DO THIS
Exactly as written, retype the listing below, omitting the pictures.

::::

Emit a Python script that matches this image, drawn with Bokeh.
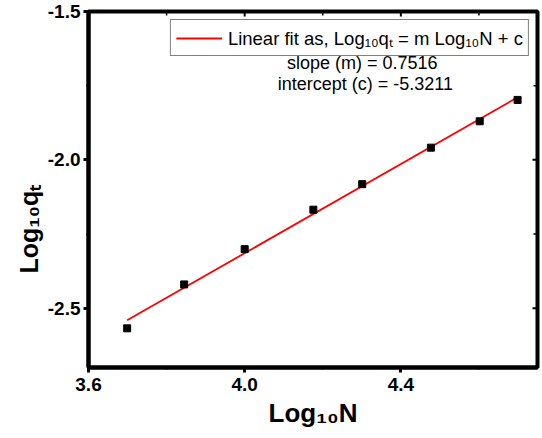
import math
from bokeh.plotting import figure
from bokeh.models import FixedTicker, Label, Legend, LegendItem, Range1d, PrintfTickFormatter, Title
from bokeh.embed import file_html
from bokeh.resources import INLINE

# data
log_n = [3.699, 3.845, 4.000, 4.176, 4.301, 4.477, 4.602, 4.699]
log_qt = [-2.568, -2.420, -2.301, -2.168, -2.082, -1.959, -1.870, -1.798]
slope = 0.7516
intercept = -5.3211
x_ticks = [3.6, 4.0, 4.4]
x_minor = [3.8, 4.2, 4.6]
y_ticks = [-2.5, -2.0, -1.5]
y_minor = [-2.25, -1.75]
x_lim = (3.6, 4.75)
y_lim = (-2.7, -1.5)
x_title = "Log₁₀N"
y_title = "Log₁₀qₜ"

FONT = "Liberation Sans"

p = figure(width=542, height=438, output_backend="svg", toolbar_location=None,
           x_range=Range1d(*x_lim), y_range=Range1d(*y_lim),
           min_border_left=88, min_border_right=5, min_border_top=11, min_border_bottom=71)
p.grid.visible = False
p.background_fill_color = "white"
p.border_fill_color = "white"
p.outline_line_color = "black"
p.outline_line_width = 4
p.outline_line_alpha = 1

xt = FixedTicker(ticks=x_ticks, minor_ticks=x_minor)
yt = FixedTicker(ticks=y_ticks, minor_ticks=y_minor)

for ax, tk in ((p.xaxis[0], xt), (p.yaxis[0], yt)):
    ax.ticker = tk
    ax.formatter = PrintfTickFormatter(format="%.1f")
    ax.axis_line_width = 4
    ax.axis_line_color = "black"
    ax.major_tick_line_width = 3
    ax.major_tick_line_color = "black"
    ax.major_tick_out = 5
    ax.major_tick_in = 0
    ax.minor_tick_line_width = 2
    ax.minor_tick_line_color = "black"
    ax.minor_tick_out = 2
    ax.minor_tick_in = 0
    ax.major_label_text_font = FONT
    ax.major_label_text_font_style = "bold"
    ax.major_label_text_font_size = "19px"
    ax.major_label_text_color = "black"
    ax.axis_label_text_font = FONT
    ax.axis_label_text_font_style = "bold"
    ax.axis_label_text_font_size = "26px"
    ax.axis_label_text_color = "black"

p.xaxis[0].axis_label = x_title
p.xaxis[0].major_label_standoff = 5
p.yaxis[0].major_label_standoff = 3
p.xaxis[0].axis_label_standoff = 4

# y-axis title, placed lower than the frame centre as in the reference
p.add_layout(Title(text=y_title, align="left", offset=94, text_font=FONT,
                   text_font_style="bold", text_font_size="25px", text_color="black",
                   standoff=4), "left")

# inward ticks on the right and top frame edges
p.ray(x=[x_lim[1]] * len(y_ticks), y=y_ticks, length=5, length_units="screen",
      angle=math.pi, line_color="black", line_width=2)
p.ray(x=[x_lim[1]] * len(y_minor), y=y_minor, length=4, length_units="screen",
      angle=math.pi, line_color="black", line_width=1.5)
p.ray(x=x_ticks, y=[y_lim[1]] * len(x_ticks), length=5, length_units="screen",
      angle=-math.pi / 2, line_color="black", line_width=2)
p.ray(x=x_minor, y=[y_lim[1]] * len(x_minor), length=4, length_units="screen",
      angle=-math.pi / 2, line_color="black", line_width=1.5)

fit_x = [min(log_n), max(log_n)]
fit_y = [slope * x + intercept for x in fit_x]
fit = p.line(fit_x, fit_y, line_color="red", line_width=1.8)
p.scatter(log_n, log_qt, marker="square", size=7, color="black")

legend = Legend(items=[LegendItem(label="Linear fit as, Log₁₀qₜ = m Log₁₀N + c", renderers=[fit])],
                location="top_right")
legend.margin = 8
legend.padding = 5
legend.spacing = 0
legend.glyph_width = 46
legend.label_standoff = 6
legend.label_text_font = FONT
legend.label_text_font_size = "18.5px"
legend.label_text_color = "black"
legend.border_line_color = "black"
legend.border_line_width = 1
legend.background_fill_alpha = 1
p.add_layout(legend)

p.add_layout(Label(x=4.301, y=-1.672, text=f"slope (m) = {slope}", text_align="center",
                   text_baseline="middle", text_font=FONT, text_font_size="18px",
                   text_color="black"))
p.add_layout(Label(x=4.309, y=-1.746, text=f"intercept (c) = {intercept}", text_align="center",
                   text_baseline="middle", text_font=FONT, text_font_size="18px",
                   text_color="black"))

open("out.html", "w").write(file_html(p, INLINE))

::::

SOLUTION TO THIS EXERCISE
Emit a Python script that matches this image, drawn with Bokeh.
import math
from bokeh.plotting import figure
from bokeh.models import FixedTicker, Label, Legend, LegendItem, Range1d, PrintfTickFormatter, Title
from bokeh.embed import file_html
from bokeh.resources import INLINE

# data
log_n = [3.699, 3.845, 4.000, 4.176, 4.301, 4.477, 4.602, 4.699]
log_qt = [-2.568, -2.420, -2.301, -2.168, -2.082, -1.959, -1.870, -1.798]
slope = 0.7516
intercept = -5.3211
x_ticks = [3.6, 4.0, 4.4]
x_minor = [3.8, 4.2, 4.6]
y_ticks = [-2.5, -2.0, -1.5]
y_minor = [-2.25, -1.75]
x_lim = (3.6, 4.75)
y_lim = (-2.7, -1.5)
x_title = "Log₁₀N"
y_title = "Log₁₀qₜ"

FONT = "Liberation Sans"

p = figure(width=542, height=438, output_backend="svg", toolbar_location=None,
           x_range=Range1d(*x_lim), y_range=Range1d(*y_lim),
           min_border_left=88, min_border_right=5, min_border_top=11, min_border_bottom=71)
p.grid.visible = False
p.background_fill_color = "white"
p.border_fill_color = "white"
p.outline_line_color = "black"
p.outline_line_width = 4
p.outline_line_alpha = 1

xt = FixedTicker(ticks=x_ticks, minor_ticks=x_minor)
yt = FixedTicker(ticks=y_ticks, minor_ticks=y_minor)

for ax, tk in ((p.xaxis[0], xt), (p.yaxis[0], yt)):
    ax.ticker = tk
    ax.formatter = PrintfTickFormatter(format="%.1f")
    ax.axis_line_width = 4
    ax.axis_line_color = "black"
    ax.major_tick_line_width = 3
    ax.major_tick_line_color = "black"
    ax.major_tick_out = 5
    ax.major_tick_in = 0
    ax.minor_tick_line_width = 2
    ax.minor_tick_line_color = "black"
    ax.minor_tick_out = 2
    ax.minor_tick_in = 0
    ax.major_label_text_font = FONT
    ax.major_label_text_font_style = "bold"
    ax.major_label_text_font_size = "19px"
    ax.major_label_text_color = "black"
    ax.axis_label_text_font = FONT
    ax.axis_label_text_font_style = "bold"
    ax.axis_label_text_font_size = "26px"
    ax.axis_label_text_color = "black"

p.xaxis[0].axis_label = x_title
p.xaxis[0].major_label_standoff = 5
p.yaxis[0].major_label_standoff = 3
p.xaxis[0].axis_label_standoff = 4

# y-axis title, placed lower than the frame centre as in the reference
p.add_layout(Title(text=y_title, align="left", offset=94, text_font=FONT,
                   text_font_style="bold", text_font_size="25px", text_color="black",
                   standoff=4), "left")

# inward ticks on the right and top frame edges
p.ray(x=[x_lim[1]] * len(y_ticks), y=y_ticks, length=5, length_units="screen",
      angle=math.pi, line_color="black", line_width=2)
p.ray(x=[x_lim[1]] * len(y_minor), y=y_minor, length=4, length_units="screen",
      angle=math.pi, line_color="black", line_width=1.5)
p.ray(x=x_ticks, y=[y_lim[1]] * len(x_ticks), length=5, length_units="screen",
      angle=-math.pi / 2, line_color="black", line_width=2)
p.ray(x=x_minor, y=[y_lim[1]] * len(x_minor), length=4, length_units="screen",
      angle=-math.pi / 2, line_color="black", line_width=1.5)

fit_x = [min(log_n), max(log_n)]
fit_y = [slope * x + intercept for x in fit_x]
fit = p.line(fit_x, fit_y, line_color="red", line_width=1.8)
p.scatter(log_n, log_qt, marker="square", size=7, color="black")

legend = Legend(items=[LegendItem(label="Linear fit as, Log₁₀qₜ = m Log₁₀N + c", renderers=[fit])],
                location="top_right")
legend.margin = 8
legend.padding = 5
legend.spacing = 0
legend.glyph_width = 46
legend.label_standoff = 6
legend.label_text_font = FONT
legend.label_text_font_size = "18.5px"
legend.label_text_color = "black"
legend.border_line_color = "black"
legend.border_line_width = 1
legend.background_fill_alpha = 1
p.add_layout(legend)

p.add_layout(Label(x=4.301, y=-1.672, text=f"slope (m) = {slope}", text_align="center",
                   text_baseline="middle", text_font=FONT, text_font_size="18px",
                   text_color="black"))
p.add_layout(Label(x=4.309, y=-1.746, text=f"intercept (c) = {intercept}", text_align="center",
                   text_baseline="middle", text_font=FONT, text_font_size="18px",
                   text_color="black"))

open("out.html", "w").write(file_html(p, INLINE))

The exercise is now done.